Но майор упрямо доказывал свое:

— Вряд ли. Дело в том, как сообщили сюда, в военкомат, что вся группа, принимавшая участие в операции, погибла, за исключением вашего сына.

— А может, он просто попал в плен? — надежда не покидала Орлова.

— Не знаю, — уклонился от ответа военный чиновник, — больше мне нечего вам сказать…

Большая беда пришла в дом Орловых. А беда одна не ходит, а приводит с собой еще череду несчастий. Жена Орлова, потрясенная известием о сыне, слегла с инфарктом, а через неделю ее не стало. Единственный сын, которого больше никогда не увидеть, — это был сильный удар для матери. И она его не выдержала.

Как клял себя Орлов за то, что он все рассказал жене. «Лучше было промолчать, — думал он, — может, все совсем не так. Да мало ли как бывает в жизни? Нет, не мог Саня перейти к душманам. Мой сын не такой. В нашей родословной это исключено. Верность до конца — вот наш девиз. Что же могло случиться на самом деле?..»
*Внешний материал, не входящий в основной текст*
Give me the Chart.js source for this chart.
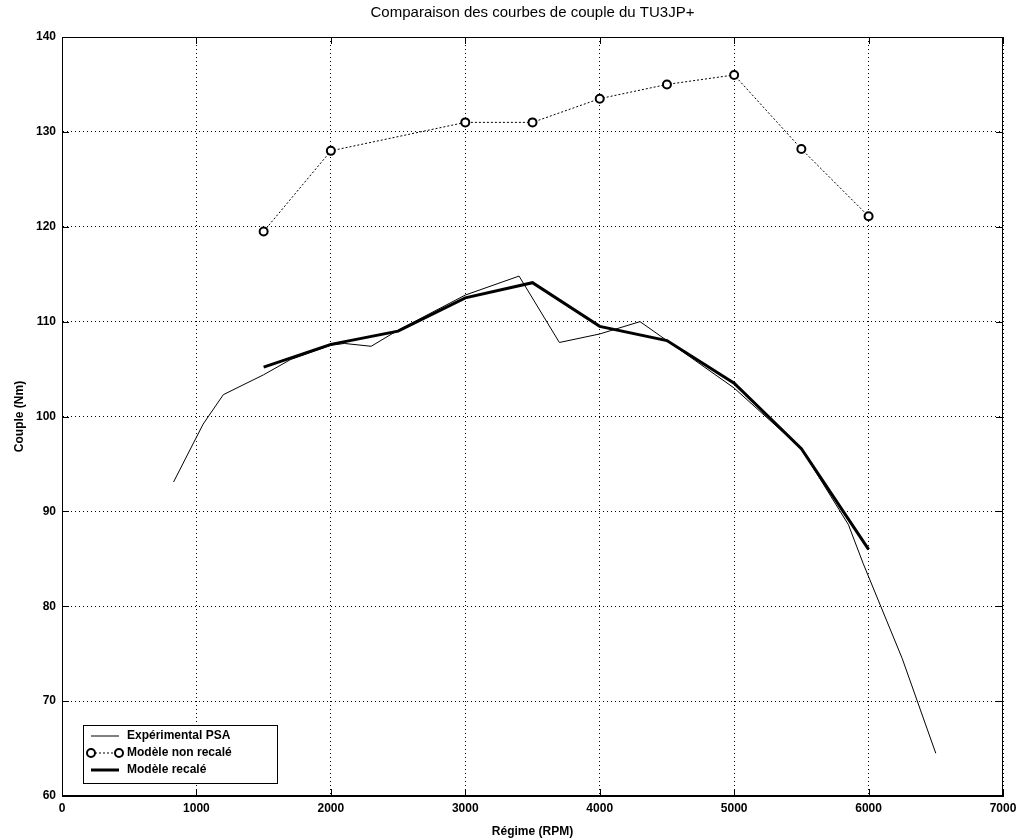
<!DOCTYPE html>
<html>
<head>
<meta charset="utf-8">
<script src="https://cdn.jsdelivr.net/npm/chart.js@4/dist/chart.umd.min.js"></script>
<style>
    html, body { margin: 0; padding: 0; background: #fff; }
    #wrap { width: 1024px; height: 839px; }
</style>
</head>
<body>
<div id="wrap"><canvas id="chart" width="1024" height="839"></canvas></div>
<script>
// Expérimental PSA (thin line)
const expRpm = [830, 1050, 1200, 1500, 1700, 2000, 2100, 2300, 2500, 3000, 3400, 3700, 4000, 4300, 4500, 5000, 5500, 5850, 5960, 6250, 6500];
const expCouple = [93.1, 99.2, 102.3, 104.4, 106.0, 107.5, 107.7, 107.4, 109.1, 112.8, 114.8, 107.8, 108.7, 110.0, 108.0, 103.0, 96.6, 88.6, 84.5, 74.5, 64.5];

// Modèle non recalé (circles, dotted)
const nonRecRpm = [1500, 2000, 3000, 3500, 4000, 4500, 5000, 5500, 6000];
const nonRecCouple = [119.5, 128.0, 131.0, 131.0, 133.5, 135.0, 136.0, 128.2, 121.1];

// Modèle recalé (thick line)
const recRpm = [1500, 2000, 2500, 3000, 3500, 4000, 4500, 5000, 5500, 6000];
const recCouple = [105.2, 107.6, 109.0, 112.5, 114.1, 109.5, 108.0, 103.5, 96.6, 86.0];

const xTicks = [0, 1000, 2000, 3000, 4000, 5000, 6000, 7000];
const yTicks = [60, 70, 80, 90, 100, 110, 120, 130, 140];

const toPoints = (xs, ys) => xs.map((x, i) => ({ x, y: ys[i] }));

const FONT = "'Liberation Sans', Arial, sans-serif";

// Box around the plot with small inward ticks (Matlab style)
const frame = {
    id: 'frame',
    afterDatasetsDraw(chart) {
        const { ctx, chartArea: a, scales } = chart;
        ctx.save();
        ctx.strokeStyle = '#000';
        ctx.lineWidth = 1;
        ctx.strokeRect(a.left + 0.5, a.top + 0.5, a.right - a.left - 1, a.bottom - a.top - 1);
        ctx.beginPath();
        xTicks.forEach(v => {
            const px = Math.round(scales.x.getPixelForValue(v)) + 0.5;
            ctx.moveTo(px, a.bottom); ctx.lineTo(px, a.bottom - 7);
            ctx.moveTo(px, a.top); ctx.lineTo(px, a.top + 7);
        });
        yTicks.forEach(v => {
            const py = Math.round(scales.y.getPixelForValue(v)) + 0.5;
            ctx.moveTo(a.left, py); ctx.lineTo(a.left + 7, py);
            ctx.moveTo(a.right, py); ctx.lineTo(a.right - 7, py);
        });
        ctx.stroke();
        ctx.restore();
    }
};

// Legend box in the lower-left corner of the plot
const boxLegend = {
    id: 'boxLegend',
    afterDraw(chart) {
        const { ctx, chartArea: a } = chart;
        const x0 = a.left + 21, y0 = a.bottom - 71, w = 194, h = 58;
        ctx.save();
        ctx.fillStyle = '#fff';
        ctx.fillRect(x0, y0, w, h);
        ctx.strokeStyle = '#000';
        ctx.lineWidth = 1;
        ctx.strokeRect(x0 + 0.5, y0 + 0.5, w, h);
        ctx.font = 'bold 12px ' + FONT;
        ctx.textBaseline = 'middle';
        chart.data.datasets.forEach((ds, i) => {
            const y = y0 + 11 + i * 17;
            ctx.strokeStyle = '#000';
            ctx.lineWidth = ds.borderWidth;
            ctx.setLineDash(ds.borderDash || []);
            ctx.beginPath();
            ctx.moveTo(x0 + 8, y);
            ctx.lineTo(x0 + 36, y);
            ctx.stroke();
            ctx.setLineDash([]);
            if (ds.pointRadius) {
                [x0 + 8, x0 + 36].forEach(px => {
                    ctx.beginPath();
                    ctx.arc(px, y, ds.pointRadius, 0, Math.PI * 2);
                    ctx.fillStyle = '#fff';
                    ctx.fill();
                    ctx.lineWidth = ds.pointBorderWidth;
                    ctx.stroke();
                });
            }
            ctx.fillStyle = '#000';
            ctx.fillText(ds.label, x0 + 44, y);
        });
        ctx.restore();
    }
};

new Chart(document.getElementById('chart'), {
    type: 'scatter',
    data: {
        datasets: [
            {
                label: 'Expérimental PSA',
                data: toPoints(expRpm, expCouple),
                showLine: true,
                borderColor: '#000',
                borderWidth: 1,
                pointRadius: 0,
                fill: false
            },
            {
                label: 'Modèle non recalé',
                data: toPoints(nonRecRpm, nonRecCouple),
                showLine: true,
                borderColor: '#000',
                borderWidth: 1,
                borderDash: [2, 2],
                pointRadius: 4,
                pointBorderWidth: 2,
                pointBackgroundColor: '#fff',
                pointBorderColor: '#000',
                fill: false
            },
            {
                label: 'Modèle recalé',
                data: toPoints(recRpm, recCouple),
                showLine: true,
                borderColor: '#000',
                borderWidth: 3,
                pointRadius: 0,
                fill: false
            }
        ]
    },
    options: {
        responsive: false,
        animation: false,
        layout: { padding: { top: 0, right: 21, bottom: 0, left: 0 } },
        plugins: {
            legend: { display: false },
            tooltip: { enabled: false },
            title: {
                display: true,
                text: 'Comparaison des courbes de couple du TU3JP+',
                color: '#000',
                fullSize: false,
                font: { family: FONT, size: 15, weight: 'normal' },
                padding: { top: 4, bottom: 15 }
            }
        },
        scales: {
            x: {
                type: 'linear',
                min: 0,
                max: 7000,
                afterBuildTicks: s => { s.ticks = xTicks.map(v => ({ value: v })); },
                afterFit: s => { s.height = 43; },
                grid: { color: '#000', lineWidth: 1, drawTicks: false },
                border: { display: true, color: '#000', dash: [1, 3] },
                ticks: {
                    color: '#000',
                    padding: 5,
                    font: { family: FONT, size: 12, weight: 'bold' },
                    callback: v => String(v)
                },
                title: {
                    display: true,
                    text: 'Régime (RPM)',
                    color: '#000',
                    font: { family: FONT, size: 12, weight: 'bold' },
                    padding: { top: 2, bottom: 0 }
                }
            },
            y: {
                type: 'linear',
                min: 60,
                max: 140,
                afterBuildTicks: s => { s.ticks = yTicks.map(v => ({ value: v })); },
                afterFit: s => { s.width = 62; },
                grid: { color: '#000', lineWidth: 1, drawTicks: false },
                border: { display: true, color: '#000', dash: [1, 3] },
                ticks: {
                    color: '#000',
                    padding: 6,
                    font: { family: FONT, size: 12, weight: 'bold' },
                    callback: v => String(v)
                },
                title: {
                    display: true,
                    text: 'Couple (Nm)',
                    color: '#000',
                    font: { family: FONT, size: 12, weight: 'bold' },
                    padding: { top: 12, bottom: 0 }
                }
            }
        }
    },
    plugins: [frame, boxLegend]
});
</script>
</body>
</html>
Ему казалось, что все происходит не с ним, а с кем-то другим. Все печальные хлопоты прошли, как в немом кино. Помогли коллеги по работе, соседи и бывшие его пациенты. И даже когда Орлов прощался на кладбище с женой, казалось, что это не по-настоящему, а какая-то глупая, неудачная инсценировка. Только через несколько дней после похорон он понял, наконец, что теперь никогда не будет рядом любимой женщины, что он потерял ее навсегда. Орлов-старший остался один, и еще труднее было поверить ему в то, что он никогда не увидит единственного сына. Но все равно, надежда теплилась в душе, как уголек в затухающем лесном костерке. А она, надежда, умирает последней…

Постаревший за несколько недель на десяток лет, Орлов возвращался с кладбища, куда приходил каждый день. Дом стал для него пустым. Теперь он не спешил домой, как прежде. Меланхолично, по инерции, открыл Орлов почтовый ящик и ахнул. Среди газет лежал иностранный авиаконверт без обратного адреса.

— Это от Сани! — обрадовался отец и дрожащими руками разорвал конверт.

Выпала фотооткрытка какого-то иностранного города. Но на обороте Сашиным почерком было написано всего несколько строчек: «Я жив и здоров. Никому не верьте, я не предатель. Попал в трудную ситуацию, но ничего — прорвемся. Все объясню потом. Что бы ни было, я все равно вернусь домой, в Россию. Эту открытку и конверт порвите и никому ничего не говорите. Ваш Александр». Орлов тяжело вздохнул и внимательнее стал разглядывать открытку. На ней мелко по-английски было напечатано «Гонконг».